CHICAGO -- Redemption is a soothing balm indeed, even in the bruising NHL playoff wars. Kris Versteeg was hearing the catcalls from the stands. The Chicago winger had misfired on a couple of shots early and was pressing for his first goal of the playoffs. It didn't help that his Blackhawks had already been blown out of Game 1 against the Canucks at home Saturday night and were down 2-1 in the second game on Monday. In the second period, Versteeg broke his stick on one shift and dropped it to the ice before skating off. Before the next whistle, two Vancouver passes hit the stick as it lay on the ice, knocking the passes away from their intended targets. The 22,000 fans in the United Center were getting grumpy with their team, and Versteeg was an easy target. Before the linesman could remove the broken stick and before the organist could start playing once the play stopped, a loud fan, acknowledging the passes that were deflected by the stick, yelled, "Hey, Versteeg, best shift you've had all night."

It could have gotten worse, but the 23-year-old left wing got another try. Give him about seven and seven-eighths games worth of mulligans. He earned them in the final two minutes. With the score tied, 2-2, and his team pressing, Versteeg jumped on a loose puck in the slot, just to the left of Canucks goalie Roberto Luongo. Perhaps Versteeg was feeling the tension of the moment, but he fanned on that first shot. "I was going to shoot it," Versteeg said, "but then I saw another lane and double-pumped and lost it. I needed a second chance."

He got it seconds later when Hawks defenseman Duncan Keith fed him a pass in the left circle. This time, Luongo wasn't quite set. As the puck bounced around in front of him, the beleaguered netminder was trying to free himself from Hawks forward Andrew Ladd, who had practically fallen on him without being hit. The Hawks were able to get in Luongo's kitchen all night long, obstructing, bumping and spraying the All-Star whenever they had a chance. With the extra split-second, Versteeg was able to beat him with a quick wrist shot before the goalie could square himself to the shot. With 1:30 left, the Hawks had a 3-2 lead, their first of the series. Patrick Kane added an empty-netter 42 seconds later and the Hawks evened the series at a game apiece with a 4-2 win on home ice.

"I felt good out there all night," Versteeg said, "but the bounces were definitely going against me up to that point. I was just looking for another opportunity. The second time, I just shot it. No waiting, no second thoughts. I just let it go. There was just enough open space and you don't get too many chances like that against such a great goalie. That was a nice comeback for us."

The Hawks needed it. As they did in Saturday's 5-1 victory, the Canucks got off to a quick start, getting goals by Mason Raymond and Mikael Samuelsson in the first 5:02 of the game. On the first goal, the Canucks had two swipes at a rebound, before Raymond popped in to beat Antti Niemi with the first of the night at 1:22. Samuelsson then notched his team-leading eighth goal of the playoffs off a nice pass from Henrik Sedin, while the Canucks enjoyed a two-man advantage. Brent Seabrook cut the lead to 2-1 at 7:40 and that lead held until another Canucks power play in the third period.
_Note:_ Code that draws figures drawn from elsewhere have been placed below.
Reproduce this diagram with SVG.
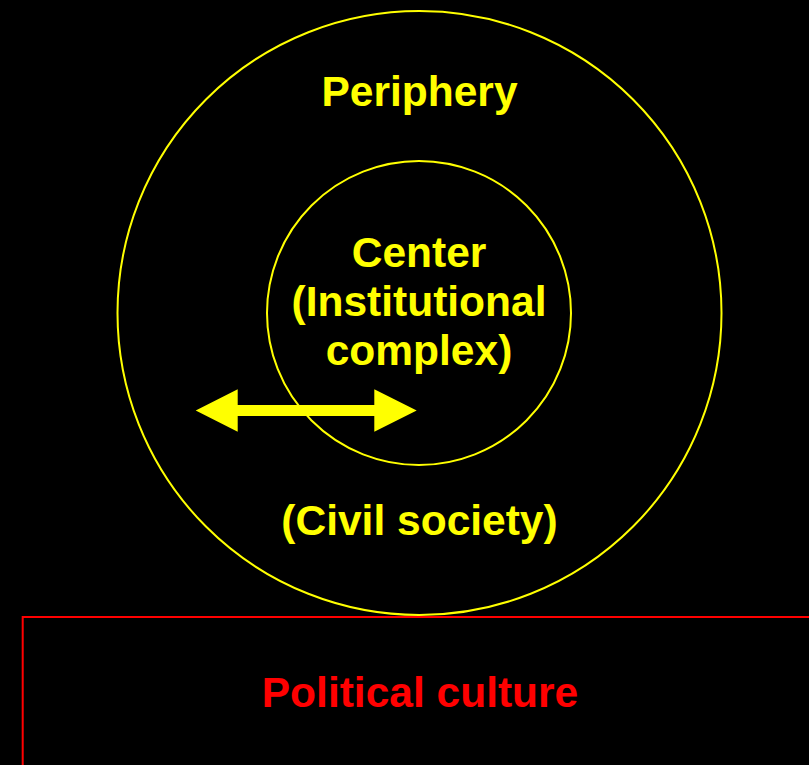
<svg xmlns="http://www.w3.org/2000/svg" width="809" height="765" viewBox="0 0 809 765">
<style>
.ring{fill:none;stroke:#ffff00;stroke-width:2}
.t{font-family:"Liberation Sans",Arial,sans-serif;font-weight:bold;font-size:42.5px;text-anchor:middle}
.y{fill:#ffff00}
.r{fill:#ff0000}
</style>
<rect x="0" y="0" width="809" height="765" fill="#000"/>
<g id="periphery">
<circle class="ring" cx="419.5" cy="313" r="302"/>
<text class="t y" x="419.5" y="106">Periphery</text>
<text class="t y" x="419.5" y="535">(Civil society)</text>
</g>
<g id="center">
<circle class="ring" cx="419" cy="313" r="152"/>
<text class="t y" x="419" y="267">Center</text>
<text class="t y" x="419" y="316">(Institutional</text>
<text class="t y" x="419" y="365">complex)</text>
</g>
<g id="political-culture">
<rect x="22.7" y="617" width="800" height="200" fill="none" stroke="#ff0000" stroke-width="2"/>
<text class="t r" x="420" y="707">Political culture</text>
</g>
<g id="connectors">
<polygon fill="#ffff00" points="195.7,410.5 237.7,389.3 237.7,405 374.3,405 374.3,389.3 416.7,410.5 374.3,431.7 374.3,416 237.7,416 237.7,431.7"/>
</g>
</svg>
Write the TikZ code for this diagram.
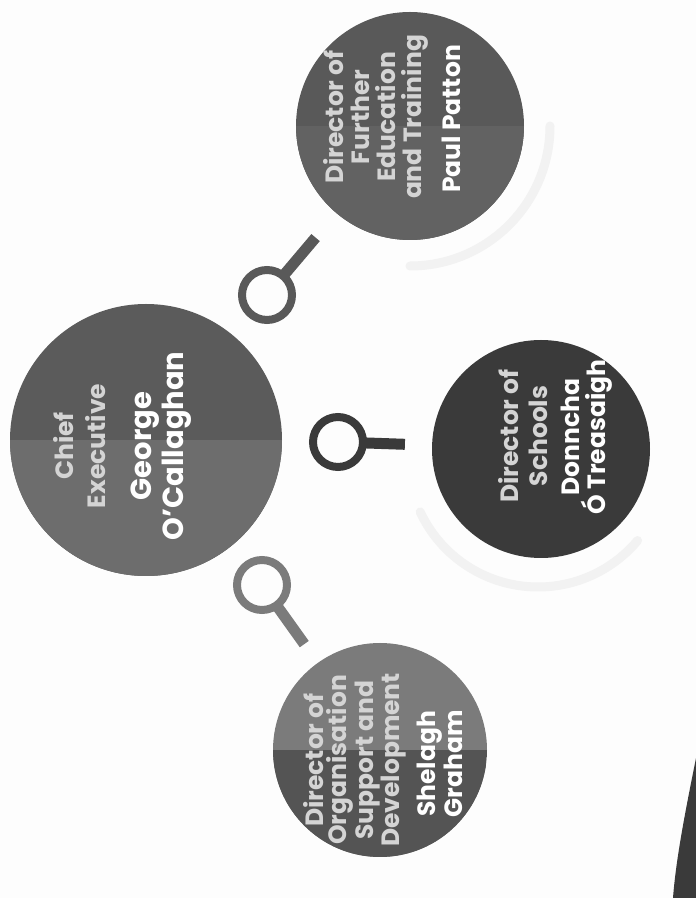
\documentclass[tikz,border=0pt]{standalone}
\usepackage{fontspec}
\setmainfont{Poppins}

\definecolor{paper}{HTML}{FDFDFD}
\definecolor{halo}{HTML}{F2F2F2}
\definecolor{chieftop}{HTML}{5B5B5B}
\definecolor{chiefbot}{HTML}{6D6D6D}
\definecolor{fettop}{HTML}{595959}
\definecolor{fetbot}{HTML}{626262}
\definecolor{schoolcol}{HTML}{3A3A3A}
\definecolor{orgtop}{HTML}{7B7B7B}
\definecolor{orgbot}{HTML}{545454}
\definecolor{titlecol}{HTML}{D4D4D4}

\begin{document}
\begin{tikzpicture}[
        x=1pt, y=1pt,
        disc/.style={circle, inner sep=0pt, minimum size=#1},
        halves/.style 2 args={fill=#1, path picture={\fill[#2] (path picture bounding box.west) rectangle (path picture bounding box.south east);}},
        ring/.style={circle, draw=#1, line width=8pt, minimum size=50pt, inner sep=0pt},
        stick/.style={draw=#1, line width=11pt},
        roletext/.style 2 args={font=\fontsize{#1}{#2}\selectfont\bfseries, text=titlecol, align=center, rotate=90, inner sep=0pt},
        nametext/.style 2 args={font=\fontsize{#1}{#2}\selectfont\bfseries, text=white, align=center, rotate=90, inner sep=0pt}
    ]

        \useasboundingbox (0,0) rectangle (696,898);
        \fill[paper] (0,0) rectangle (696,898);

        % faint shadow edges of the halos
        \draw[halo, line width=9pt, line cap=round] (410,772) ++(-90:140) arc (-90:0:140);
        \draw[halo, line width=9pt, line cap=round] (538,441) ++(205:130) arc (205:320:130);

        % dark shape in the corner
        \fill[schoolcol] (696,140) .. controls (686,90) and (676,40) .. (673,0) -- (696,0) -- cycle;

        % discs
        \node[disc=272pt, halves={chieftop}{chiefbot}] (chief) at (146,458) {};
        \node[disc=228pt, halves={fettop}{fetbot}] (further) at (410,772) {};
        \node[disc=218pt, fill=schoolcol] (schools) at (541,449) {};
        \node[disc=214pt, halves={orgtop}{orgbot}] (orgsupport) at (380,148) {};

        % texts
        \node[roletext={25}{32}] (chief_role) at (80,452) {Chief\\Executive};
        \node[nametext={29}{32}] (chief_name) at (161,452) {George\\O'Callaghan};

        \node[roletext={25}{26}] (further_role) at (376,781) {Director of\\Further\\Education\\and Training};
        \node[nametext={25}{26}] (further_name) at (451,779) {Paul Patton};

        \node[roletext={25}{29}] (schools_role) at (523,462) {Director of\\Schools};
        \node[nametext={25}{26}] (schools_name) at (587,461) {Donncha\\Ó Treasaigh};

        \node[roletext={25}{23}] (orgsupport_role) at (355,138) {Director of\\Organisation\\Support and\\Development};
        \node[nametext={25}{23}] (orgsupport_name) at (440,134) {Shelagh\\Graham};

        % rings and sticks
        \node[ring=fettop] (ring_further) at (267,603) {};
        \node[ring=schoolcol] (ring_schools) at (338,456) {};
        \node[ring=orgtop] (ring_org) at (262,313) {};
        \draw[stick=fettop, shorten <=-3pt, shorten >=32pt] (ring_further) -- (further);
        \draw[stick=schoolcol, shorten <=-3pt, shorten >=27pt] (ring_schools) -- (schools);
        \draw[stick=orgtop, shorten <=-3pt, shorten >=23pt] (ring_org) -- (orgsupport);

    \end{tikzpicture}
\end{document}
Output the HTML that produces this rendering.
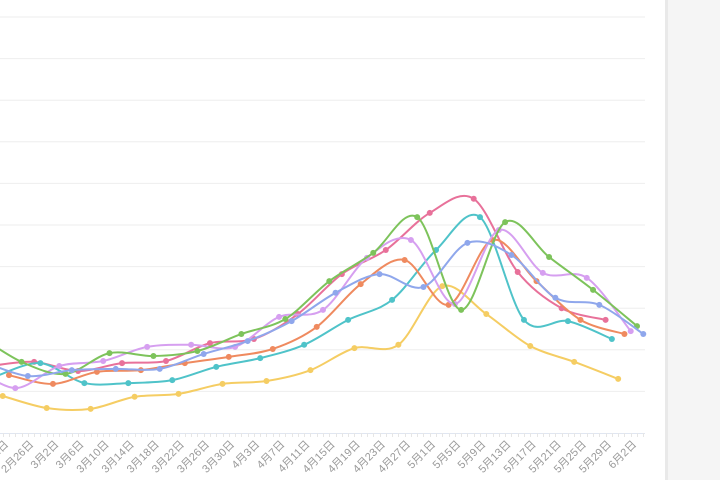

With Keith in the box for holding the stick, Patrick Sharp pushed a puck past Alex Edler at the point and sped in on a breakaway. Luongo had stopped a break earlier in the period by poke-checking the puck away from Adam Burish and tried to do it again with Sharp. This time, the Hawks forward pulled the puck quickly to his forehand and slid it past the stick to even the score.

That set the stage for Versteeg's heroics. "Kris is the type of player who can put those other things behind him and come through for you like that," Sharp said. "We needed that from him and we'll probably need more of it before the series is over." This was a real breakthrough for Versteeg, who has netted 20 goals in each of his two full NHL seasons. Last spring, he also struggled at times in the playoffs, when he scored four times and was minus-5 for the postseason. He agreed that this was the biggest and most timely goal of his young career. "Oh, for sure," he said. "Nothing like this. It's a different time of year now. You don't get a lot of second chances, so this was pretty memorable."